__Exercise task__. Repeat the material verbatim and drop the pictures.

__Information supplied__.
---*---
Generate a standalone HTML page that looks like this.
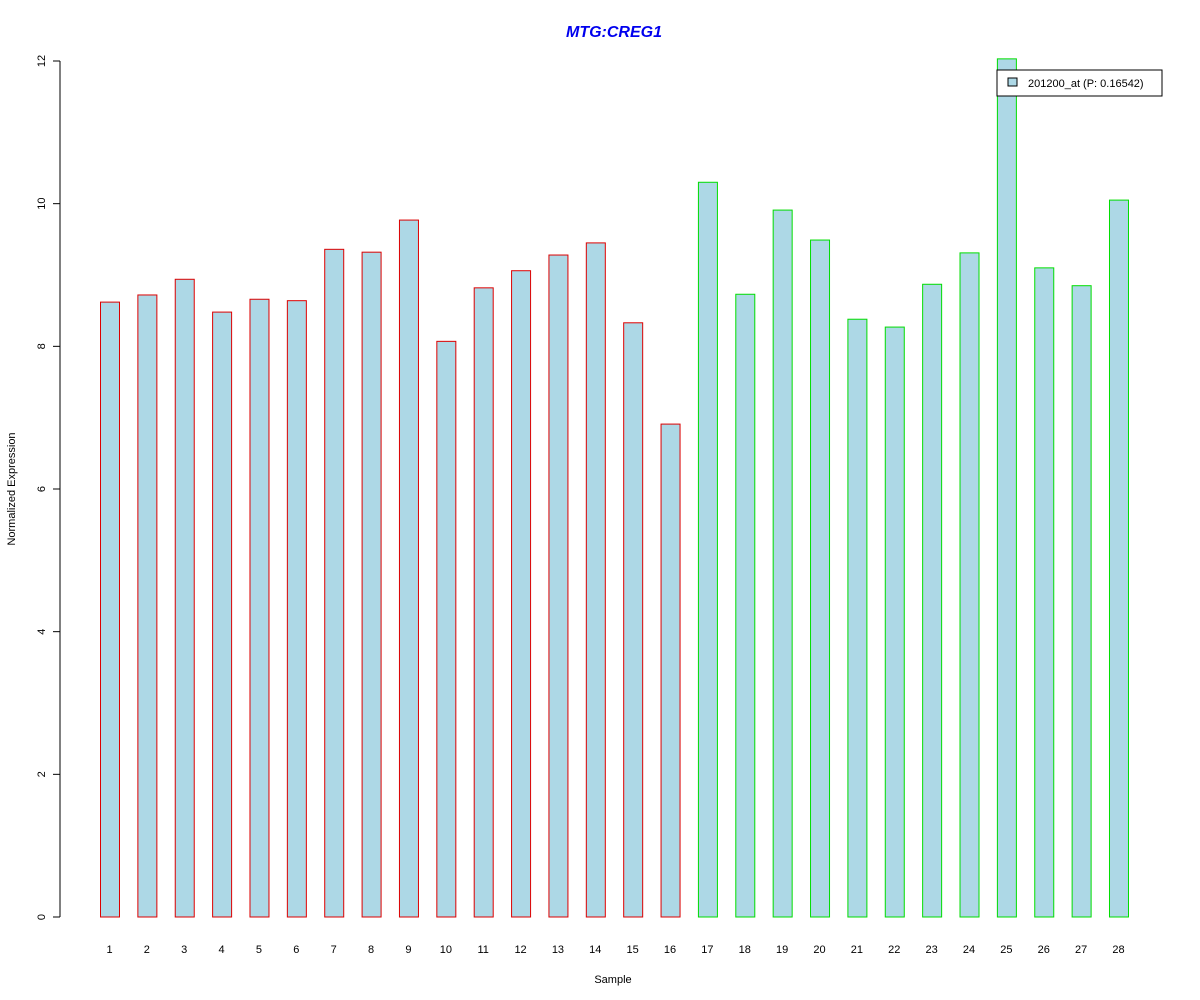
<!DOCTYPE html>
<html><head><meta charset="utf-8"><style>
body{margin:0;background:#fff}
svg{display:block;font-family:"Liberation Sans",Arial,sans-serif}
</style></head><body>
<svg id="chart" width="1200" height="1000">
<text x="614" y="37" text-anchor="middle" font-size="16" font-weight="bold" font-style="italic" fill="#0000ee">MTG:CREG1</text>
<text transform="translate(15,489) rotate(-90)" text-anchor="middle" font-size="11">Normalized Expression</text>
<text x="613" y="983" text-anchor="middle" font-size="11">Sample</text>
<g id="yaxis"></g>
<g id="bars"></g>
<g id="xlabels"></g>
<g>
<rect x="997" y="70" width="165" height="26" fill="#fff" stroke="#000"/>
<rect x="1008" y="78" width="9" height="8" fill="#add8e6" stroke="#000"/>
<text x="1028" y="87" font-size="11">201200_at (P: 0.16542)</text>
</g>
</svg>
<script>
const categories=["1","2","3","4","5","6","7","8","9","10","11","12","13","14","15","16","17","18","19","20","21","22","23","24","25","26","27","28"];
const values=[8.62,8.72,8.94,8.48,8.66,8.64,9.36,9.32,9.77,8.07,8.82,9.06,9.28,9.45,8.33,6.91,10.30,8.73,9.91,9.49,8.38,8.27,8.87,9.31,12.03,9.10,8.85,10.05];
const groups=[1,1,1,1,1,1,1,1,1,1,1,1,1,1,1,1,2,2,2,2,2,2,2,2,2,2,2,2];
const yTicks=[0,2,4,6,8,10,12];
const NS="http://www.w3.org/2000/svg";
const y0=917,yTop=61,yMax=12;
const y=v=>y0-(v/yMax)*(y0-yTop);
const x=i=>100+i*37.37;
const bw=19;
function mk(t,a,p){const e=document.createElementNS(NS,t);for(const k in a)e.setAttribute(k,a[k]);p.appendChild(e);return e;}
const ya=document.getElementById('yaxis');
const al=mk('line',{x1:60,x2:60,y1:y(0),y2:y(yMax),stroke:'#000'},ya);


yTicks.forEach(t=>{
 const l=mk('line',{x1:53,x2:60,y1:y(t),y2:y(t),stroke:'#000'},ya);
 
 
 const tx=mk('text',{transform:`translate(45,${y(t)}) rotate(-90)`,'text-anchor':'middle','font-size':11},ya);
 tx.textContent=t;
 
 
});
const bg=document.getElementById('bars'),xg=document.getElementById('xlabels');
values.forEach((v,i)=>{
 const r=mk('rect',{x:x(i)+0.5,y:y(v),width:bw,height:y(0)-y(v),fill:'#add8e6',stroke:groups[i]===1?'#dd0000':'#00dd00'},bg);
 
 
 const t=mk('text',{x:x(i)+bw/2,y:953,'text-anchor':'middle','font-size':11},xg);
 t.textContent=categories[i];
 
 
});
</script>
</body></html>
---*---
__Output__.
Generate a standalone HTML page that looks like this.
<!DOCTYPE html>
<html><head><meta charset="utf-8"><style>
body{margin:0;background:#fff}
svg{display:block;font-family:"Liberation Sans",Arial,sans-serif}
</style></head><body>
<svg id="chart" width="1200" height="1000">
<text x="614" y="37" text-anchor="middle" font-size="16" font-weight="bold" font-style="italic" fill="#0000ee">MTG:CREG1</text>
<text transform="translate(15,489) rotate(-90)" text-anchor="middle" font-size="11">Normalized Expression</text>
<text x="613" y="983" text-anchor="middle" font-size="11">Sample</text>
<g id="yaxis"></g>
<g id="bars"></g>
<g id="xlabels"></g>
<g>
<rect x="997" y="70" width="165" height="26" fill="#fff" stroke="#000"/>
<rect x="1008" y="78" width="9" height="8" fill="#add8e6" stroke="#000"/>
<text x="1028" y="87" font-size="11">201200_at (P: 0.16542)</text>
</g>
</svg>
<script>
const categories=["1","2","3","4","5","6","7","8","9","10","11","12","13","14","15","16","17","18","19","20","21","22","23","24","25","26","27","28"];
const values=[8.62,8.72,8.94,8.48,8.66,8.64,9.36,9.32,9.77,8.07,8.82,9.06,9.28,9.45,8.33,6.91,10.30,8.73,9.91,9.49,8.38,8.27,8.87,9.31,12.03,9.10,8.85,10.05];
const groups=[1,1,1,1,1,1,1,1,1,1,1,1,1,1,1,1,2,2,2,2,2,2,2,2,2,2,2,2];
const yTicks=[0,2,4,6,8,10,12];
const NS="http://www.w3.org/2000/svg";
const y0=917,yTop=61,yMax=12;
const y=v=>y0-(v/yMax)*(y0-yTop);
const x=i=>100+i*37.37;
const bw=19;
function mk(t,a,p){const e=document.createElementNS(NS,t);for(const k in a)e.setAttribute(k,a[k]);p.appendChild(e);return e;}
const ya=document.getElementById('yaxis');
const al=mk('line',{x1:60,x2:60,y1:y(0),y2:y(yMax),stroke:'#000'},ya);


yTicks.forEach(t=>{
 const l=mk('line',{x1:53,x2:60,y1:y(t),y2:y(t),stroke:'#000'},ya);
 
 
 const tx=mk('text',{transform:`translate(45,${y(t)}) rotate(-90)`,'text-anchor':'middle','font-size':11},ya);
 tx.textContent=t;
 
 
});
const bg=document.getElementById('bars'),xg=document.getElementById('xlabels');
values.forEach((v,i)=>{
 const r=mk('rect',{x:x(i)+0.5,y:y(v),width:bw,height:y(0)-y(v),fill:'#add8e6',stroke:groups[i]===1?'#dd0000':'#00dd00'},bg);
 
 
 const t=mk('text',{x:x(i)+bw/2,y:953,'text-anchor':'middle','font-size':11},xg);
 t.textContent=categories[i];
 
 
});
</script>
</body></html>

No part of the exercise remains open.